→ EXERCISE INSTRUCTIONS: Transcribe exactly the lines from the one containing "Give me the" through the one containing "line_q_end = [3.06, 2.39, 1.82, 1.47, 0.99, 0.64, 0.16]", both included, and leave out any pictures.

→ RECORDS TO USE:

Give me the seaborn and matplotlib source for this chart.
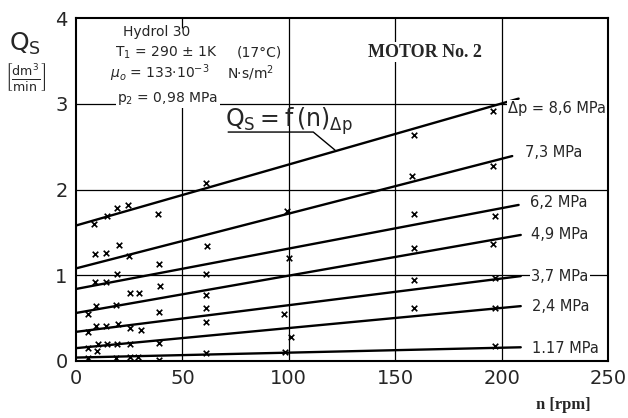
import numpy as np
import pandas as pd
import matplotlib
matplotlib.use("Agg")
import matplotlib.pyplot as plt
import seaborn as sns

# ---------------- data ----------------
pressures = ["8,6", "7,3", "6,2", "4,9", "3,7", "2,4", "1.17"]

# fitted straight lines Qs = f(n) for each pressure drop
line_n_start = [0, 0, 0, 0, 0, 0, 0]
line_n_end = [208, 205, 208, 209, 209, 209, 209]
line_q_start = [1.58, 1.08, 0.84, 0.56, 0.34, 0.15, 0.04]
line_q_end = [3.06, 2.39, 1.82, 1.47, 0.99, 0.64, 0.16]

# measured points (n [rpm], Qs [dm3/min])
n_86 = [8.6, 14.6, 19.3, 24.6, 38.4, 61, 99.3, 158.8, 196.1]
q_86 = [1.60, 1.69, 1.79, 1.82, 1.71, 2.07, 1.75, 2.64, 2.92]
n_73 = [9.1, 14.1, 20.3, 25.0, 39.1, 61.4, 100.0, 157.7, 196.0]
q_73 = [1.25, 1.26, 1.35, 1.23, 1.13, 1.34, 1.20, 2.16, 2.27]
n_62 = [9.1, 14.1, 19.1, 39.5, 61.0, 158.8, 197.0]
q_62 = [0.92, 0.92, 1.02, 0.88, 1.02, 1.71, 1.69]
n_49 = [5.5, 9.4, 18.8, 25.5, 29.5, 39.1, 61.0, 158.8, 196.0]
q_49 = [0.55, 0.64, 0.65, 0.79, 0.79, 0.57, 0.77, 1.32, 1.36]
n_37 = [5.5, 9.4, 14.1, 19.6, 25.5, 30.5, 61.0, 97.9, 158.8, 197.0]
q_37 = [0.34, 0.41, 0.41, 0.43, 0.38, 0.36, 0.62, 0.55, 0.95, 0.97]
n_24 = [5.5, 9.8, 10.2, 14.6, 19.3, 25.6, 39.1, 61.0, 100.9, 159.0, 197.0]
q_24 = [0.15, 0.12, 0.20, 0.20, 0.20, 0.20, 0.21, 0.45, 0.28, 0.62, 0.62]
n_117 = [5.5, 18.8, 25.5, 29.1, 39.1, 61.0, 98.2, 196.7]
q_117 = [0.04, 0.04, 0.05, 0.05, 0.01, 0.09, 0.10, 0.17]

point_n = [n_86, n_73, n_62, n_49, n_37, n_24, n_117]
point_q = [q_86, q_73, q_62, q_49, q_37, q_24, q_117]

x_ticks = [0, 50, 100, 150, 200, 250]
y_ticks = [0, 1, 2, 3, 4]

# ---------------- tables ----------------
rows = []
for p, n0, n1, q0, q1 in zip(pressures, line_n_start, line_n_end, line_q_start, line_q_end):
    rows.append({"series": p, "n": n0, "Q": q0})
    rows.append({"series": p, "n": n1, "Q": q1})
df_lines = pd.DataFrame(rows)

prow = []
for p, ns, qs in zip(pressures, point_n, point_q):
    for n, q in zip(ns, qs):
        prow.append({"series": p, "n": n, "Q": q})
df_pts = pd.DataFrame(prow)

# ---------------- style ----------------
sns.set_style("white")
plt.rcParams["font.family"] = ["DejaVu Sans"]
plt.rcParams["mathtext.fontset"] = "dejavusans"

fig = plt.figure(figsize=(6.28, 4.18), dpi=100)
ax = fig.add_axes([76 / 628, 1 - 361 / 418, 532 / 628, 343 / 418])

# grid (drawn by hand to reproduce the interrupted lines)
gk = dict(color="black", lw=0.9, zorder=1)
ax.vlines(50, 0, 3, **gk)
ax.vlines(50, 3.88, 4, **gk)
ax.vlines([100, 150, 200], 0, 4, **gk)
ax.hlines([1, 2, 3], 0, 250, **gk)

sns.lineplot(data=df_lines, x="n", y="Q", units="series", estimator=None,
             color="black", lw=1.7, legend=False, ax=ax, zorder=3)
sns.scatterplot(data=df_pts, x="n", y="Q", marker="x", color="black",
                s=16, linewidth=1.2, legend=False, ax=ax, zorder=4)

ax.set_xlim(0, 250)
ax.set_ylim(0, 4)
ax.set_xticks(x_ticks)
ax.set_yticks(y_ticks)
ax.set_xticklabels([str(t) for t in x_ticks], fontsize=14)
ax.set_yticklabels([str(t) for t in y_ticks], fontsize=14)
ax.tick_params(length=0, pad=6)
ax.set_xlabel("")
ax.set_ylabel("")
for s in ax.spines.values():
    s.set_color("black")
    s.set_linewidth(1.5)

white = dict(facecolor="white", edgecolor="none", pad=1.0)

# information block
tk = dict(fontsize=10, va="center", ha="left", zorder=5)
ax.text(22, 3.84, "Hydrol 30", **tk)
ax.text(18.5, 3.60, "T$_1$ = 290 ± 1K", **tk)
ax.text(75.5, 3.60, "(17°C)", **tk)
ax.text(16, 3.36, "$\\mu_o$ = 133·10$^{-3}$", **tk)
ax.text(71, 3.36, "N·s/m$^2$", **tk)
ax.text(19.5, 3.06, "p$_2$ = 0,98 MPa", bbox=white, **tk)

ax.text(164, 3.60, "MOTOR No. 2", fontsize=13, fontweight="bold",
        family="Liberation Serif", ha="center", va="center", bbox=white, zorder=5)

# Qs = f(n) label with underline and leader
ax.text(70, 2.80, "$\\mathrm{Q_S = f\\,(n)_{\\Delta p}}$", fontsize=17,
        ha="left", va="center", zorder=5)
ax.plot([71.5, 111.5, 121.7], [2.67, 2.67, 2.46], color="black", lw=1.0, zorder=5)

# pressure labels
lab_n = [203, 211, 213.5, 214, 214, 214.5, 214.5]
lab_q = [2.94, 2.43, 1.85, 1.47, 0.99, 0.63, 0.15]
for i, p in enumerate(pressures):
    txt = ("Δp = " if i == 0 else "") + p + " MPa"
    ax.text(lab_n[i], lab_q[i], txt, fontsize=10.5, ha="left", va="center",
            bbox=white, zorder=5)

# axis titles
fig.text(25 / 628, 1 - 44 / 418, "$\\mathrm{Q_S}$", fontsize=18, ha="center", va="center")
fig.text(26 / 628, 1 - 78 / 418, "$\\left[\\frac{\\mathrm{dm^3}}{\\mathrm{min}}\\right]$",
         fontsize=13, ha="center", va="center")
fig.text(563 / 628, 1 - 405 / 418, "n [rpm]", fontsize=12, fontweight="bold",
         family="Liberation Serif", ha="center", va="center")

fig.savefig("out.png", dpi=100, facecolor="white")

--

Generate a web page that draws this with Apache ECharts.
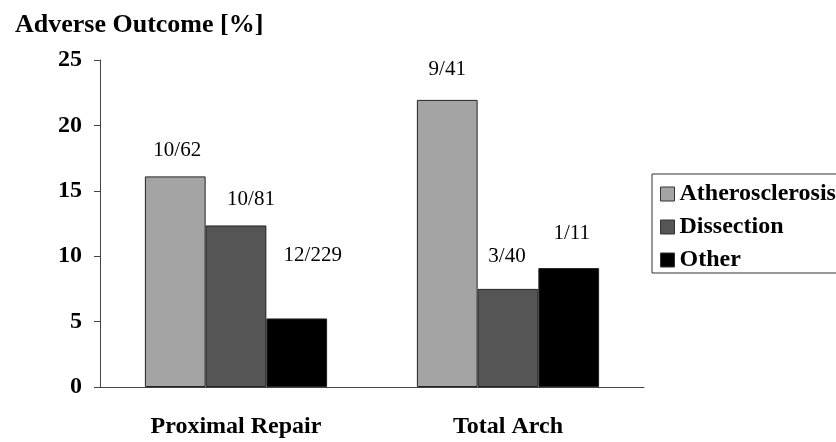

→ FINISHED ANSWER:
Give me the seaborn and matplotlib source for this chart.
import numpy as np
import pandas as pd
import matplotlib
matplotlib.use("Agg")
import matplotlib.pyplot as plt
import seaborn as sns

# ---------------- data ----------------
pressures = ["8,6", "7,3", "6,2", "4,9", "3,7", "2,4", "1.17"]

# fitted straight lines Qs = f(n) for each pressure drop
line_n_start = [0, 0, 0, 0, 0, 0, 0]
line_n_end = [208, 205, 208, 209, 209, 209, 209]
line_q_start = [1.58, 1.08, 0.84, 0.56, 0.34, 0.15, 0.04]
line_q_end = [3.06, 2.39, 1.82, 1.47, 0.99, 0.64, 0.16]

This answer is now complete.